What I meant was that in reality, few musicians are going to release dummy head / binaural content that is mastered such that it only sounds correct if you're listening on headphones. That is: theoretical custom mix for headphones >= Dolby Atmos > traditional compromise stereo mix. However ~all content released is in the latter category. Pretty much all music released is designed to be listened to on the car radio, so all the details are compressed out. In that context, a headphone-specific mix seems to be asking too much.

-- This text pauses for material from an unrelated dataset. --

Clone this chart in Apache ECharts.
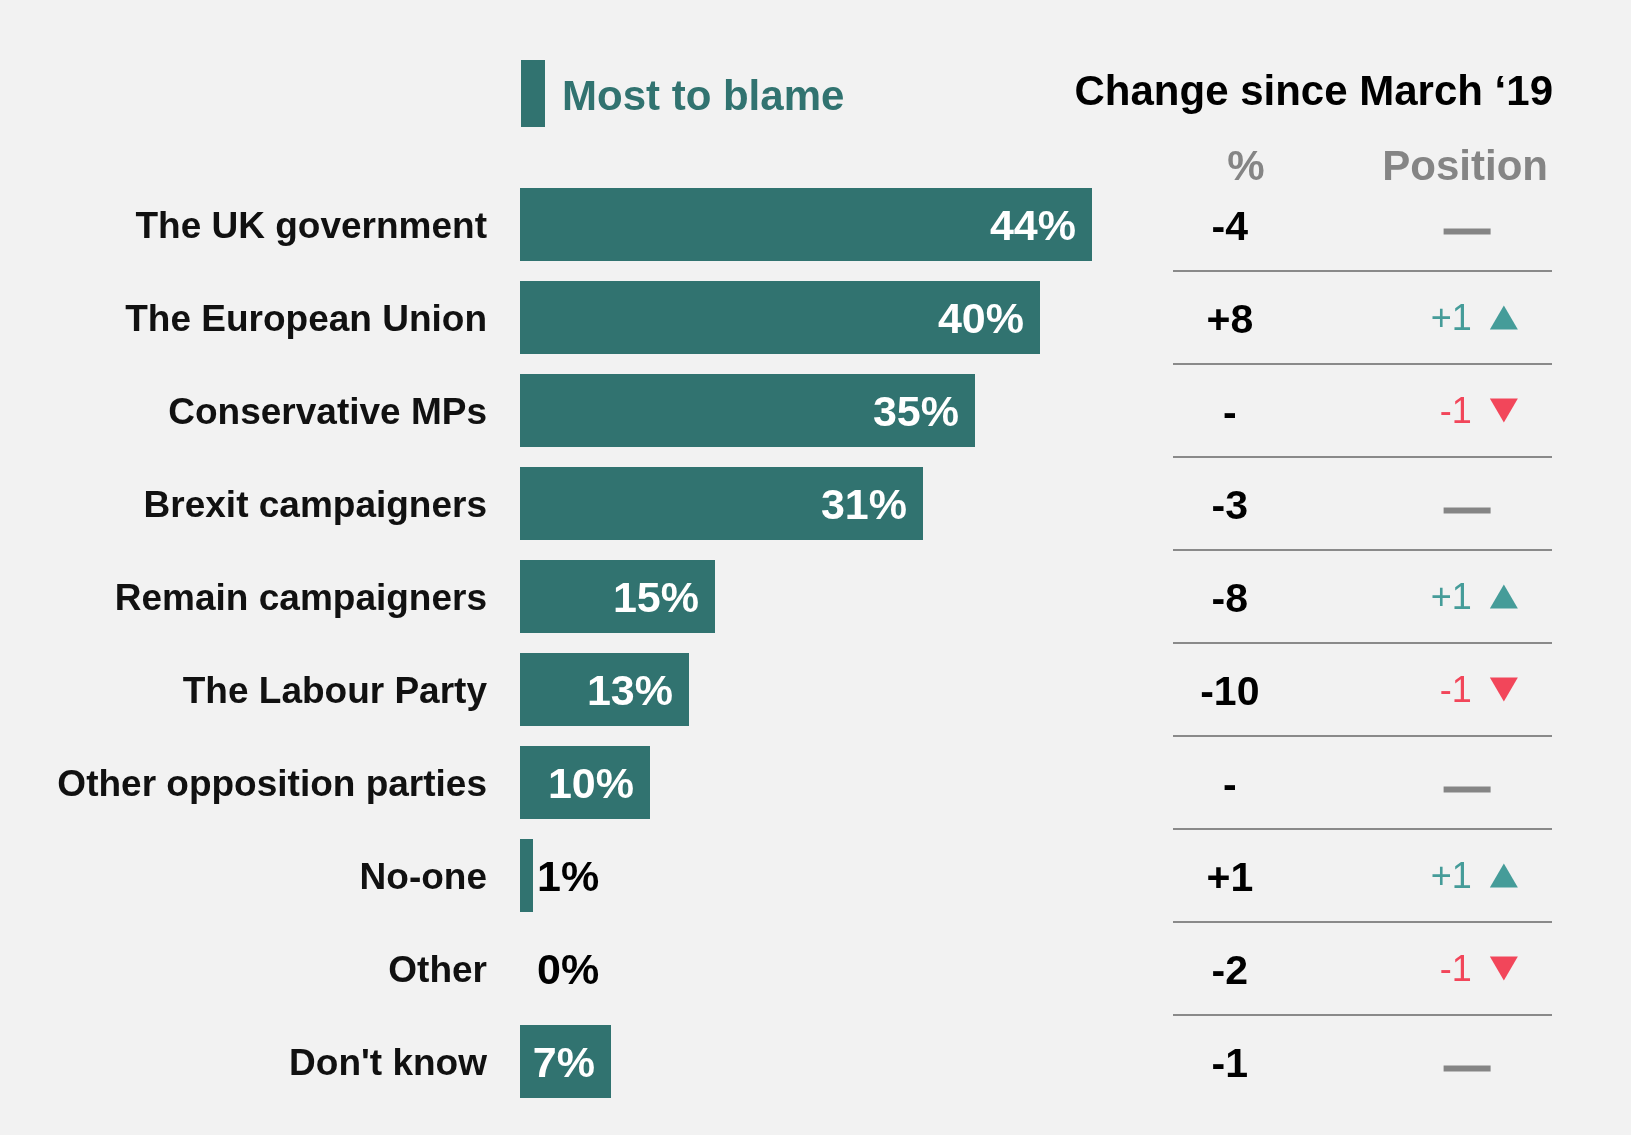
<!DOCTYPE html>
<html>
<head>
<meta charset="utf-8">
<style>
  html, body { margin: 0; padding: 0; background: #f2f2f2; }
  #chart { width: 1631px; height: 1135px; }
</style>
<script src="https://cdn.jsdelivr.net/npm/echarts@6/dist/echarts.min.js"></script>
</head>
<body>
<div id="chart"></div>
<script>
const categories = [
  'The UK government', 'The European Union', 'Conservative MPs', 'Brexit campaigners',
  'Remain campaigners', 'The Labour Party', 'Other opposition parties', 'No-one', 'Other', "Don't know"
];
const mostToBlame = [44, 40, 35, 31, 15, 13, 10, 1, 0, 7];
const changePct = ['-4', '+8', '-', '-3', '-8', '-10', '-', '+1', '-2', '-1'];
const positionChange = [0, 1, -1, 0, 1, -1, 0, 1, -1, 0];
const seriesName = 'Most to blame';
const titleText = 'Change since March \u201819';
const headerPct = '%';
const headerPos = 'Position';

const FONT = 'Liberation Sans, Arial, Helvetica, sans-serif';
const TEAL = '#317370';
const UP = '#459c99';
const DOWN = '#f2465a';
const GREY = '#858585';

const chart = echarts.init(document.getElementById('chart'));

const barData = mostToBlame.map(v => {
  if (v < 5) {
    return { value: v, label: { position: 'right', distance: v === 0 ? 17 : 4, color: '#000' } };
  }
  return { value: v };
});

const pctData = changePct.map((s, i) => [15, categories[i], s]);

const posData = positionChange.map((d, i) => {
  if (d === 0) {
    return {
      value: [77.6, categories[i], d],
      symbol: 'rect', symbolSize: [47, 6], symbolOffset: [0, 7],
      itemStyle: { color: GREY, opacity: 1 },
      label: { show: false }
    };
  }
  const col = d > 0 ? UP : DOWN;
  return {
    value: [87.3, categories[i], d],
    symbol: 'triangle', symbolSize: [28, 24], symbolRotate: d > 0 ? 0 : 180,
    itemStyle: { color: col, opacity: 1 },
    label: {
      show: true, position: 'left', distance: 18, offset: [0, 3],
      formatter: (d > 0 ? '+' : '-') + Math.abs(d),
      color: col, fontSize: 36, fontWeight: 'normal', fontFamily: FONT
    }
  };
});

const sepData = categories.slice(0, -1).map(c => [0, c]);

chart.setOption({
  backgroundColor: '#f2f2f2',
  animation: false,
  textStyle: { fontFamily: FONT },
  title: {
    text: titleText, right: 78, top: 72, padding: 0,
    textStyle: { fontSize: 42, fontWeight: 'bold', color: '#000', fontFamily: FONT }
  },
  legend: {
    data: [seriesName], left: 521, top: 60, padding: 0,
    icon: 'rect', itemWidth: 24, itemHeight: 67,
    selectedMode: false,
    formatter: '{a|{name}}',
    textStyle: {
      fontSize: 42, fontWeight: 'bold', color: TEAL, fontFamily: FONT,
      rich: { a: { fontSize: 42, fontWeight: 'bold', color: TEAL, fontFamily: FONT, padding: [10, 0, 0, 12] } }
    }
  },
  graphic: [
    { type: 'text', x: 1246, y: 168, style: { text: headerPct, font: 'bold 42px ' + FONT, fill: GREY, align: 'center', verticalAlign: 'middle' } },
    { type: 'text', x: 1548, y: 168, style: { text: headerPos, font: 'bold 42px ' + FONT, fill: GREY, align: 'right', verticalAlign: 'middle' } }
  ],
  grid: [
    { left: 520, top: 178, width: 780, height: 930 },
    { left: 1173, top: 178, width: 379, height: 930 }
  ],
  xAxis: [
    { type: 'value', gridIndex: 0, min: 0, max: 60, show: false },
    { type: 'value', gridIndex: 1, min: 0, max: 100, show: false }
  ],
  yAxis: [
    {
      type: 'category', gridIndex: 0, data: categories, inverse: true,
      axisLine: { show: false }, axisTick: { show: false }, splitLine: { show: false },
      axisLabel: {
        margin: 33, formatter: v => '{a|' + v + '}',
        rich: { a: { fontSize: 37, fontWeight: 'bold', color: '#111', fontFamily: FONT, padding: [6, 0, 0, 0] } }
      }
    },
    {
      type: 'category', gridIndex: 1, data: categories, inverse: true, show: false
    }
  ],
  series: [
    {
      name: seriesName, type: 'bar', xAxisIndex: 0, yAxisIndex: 0,
      data: barData, barWidth: 73,
      itemStyle: { color: TEAL },
      label: {
        show: true, position: 'insideRight', distance: 16, offset: [0, 4],
        formatter: '{c}%', fontSize: 43, fontWeight: 'bold', color: '#fff', fontFamily: FONT
      }
    },
    {
      type: 'custom', xAxisIndex: 1, yAxisIndex: 1, silent: true,
      data: sepData,
      renderItem: (params, api) => {
        const idx = api.value(1);
        const p1 = api.coord([0, idx]);
        const p2 = api.coord([100, idx]);
        const h = api.size([0, 1])[1];
        const y = p1[1] + h / 2;
        return { type: 'line', shape: { x1: p1[0], y1: y, x2: p2[0], y2: y }, style: { stroke: '#8a8a8a', lineWidth: 2 } };
      }
    },
    {
      type: 'scatter', xAxisIndex: 1, yAxisIndex: 1, silent: true,
      data: pctData, symbolSize: 0,
      itemStyle: { opacity: 1 },
      label: {
        show: true, position: 'inside', offset: [0, 4],
        formatter: p => p.value[2],
        fontSize: 41, fontWeight: 'bold', color: '#000', fontFamily: FONT
      }
    },
    {
      type: 'scatter', xAxisIndex: 1, yAxisIndex: 1, silent: true,
      data: posData
    }
  ]
});
</script>
</body>
</html>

It is, of course, completely technically possible to produce spatial audio for headphones, but there's a reason why it didn't really take off anywhere other than video games. DirectSound 3D, SB X-Fi and A3D back in the 90s had object-based spatial audio, though it wasn't great, and was an API not a storage or transmission format. Ambisonics has existed since the 70s, and when I tried it out a decade or so ago, it was very cool - but for various reasons, it never really was practical outside of a few tech demos.

Dolby Atmos isn't doing something that was physically impossible before, it's just a new codec that makes it practical to store and transmit spatial audio that can be rendered for the specific speaker configuration it's being played on. Unlike some previous attempts at it, it's a codec that actually has relatively widespread support now, with the force of a Dolby behind it to encourage manufacturers and producers to actually implement it in the correct way. Indeed, going back to my point about car radio dynamics, Dolby Atmos even has strict rules about the loudness of content, meaning if something has Atmos, you're probably going to get better dynamics than the standard stereo mix. My hope is that pushing audio rendering decisions to the decoder is going to force them to get a bit smarter than just dumping channels to the speakers. It's long overdue for car audio systems to have dynamic range compression built in.

I see it a bit like NVIDIA G-Sync. VRR existed for a long time, but with nobody using it. NVIDIA brought it into the mainstream and applied technical standards to it to the point that you knew if you buy a G-Sync branded monitor and GPU, you're going to get a consistent experience.


Oh go on.

You really think if Eno released "Ambient 5: Music for Headphones" it wouldn't likely be his biggest seller? "...few musicians..." Eno for sure is one, and it could even be just a different mix and can be right beside the icon for the file with the regular mix on a streaming service. I guess these albums are just that, right? Only not as good.

I'm saying not much at all about Atmos other than Eno is uncharacteristically talking bunk in saying this is what he needs for 3D.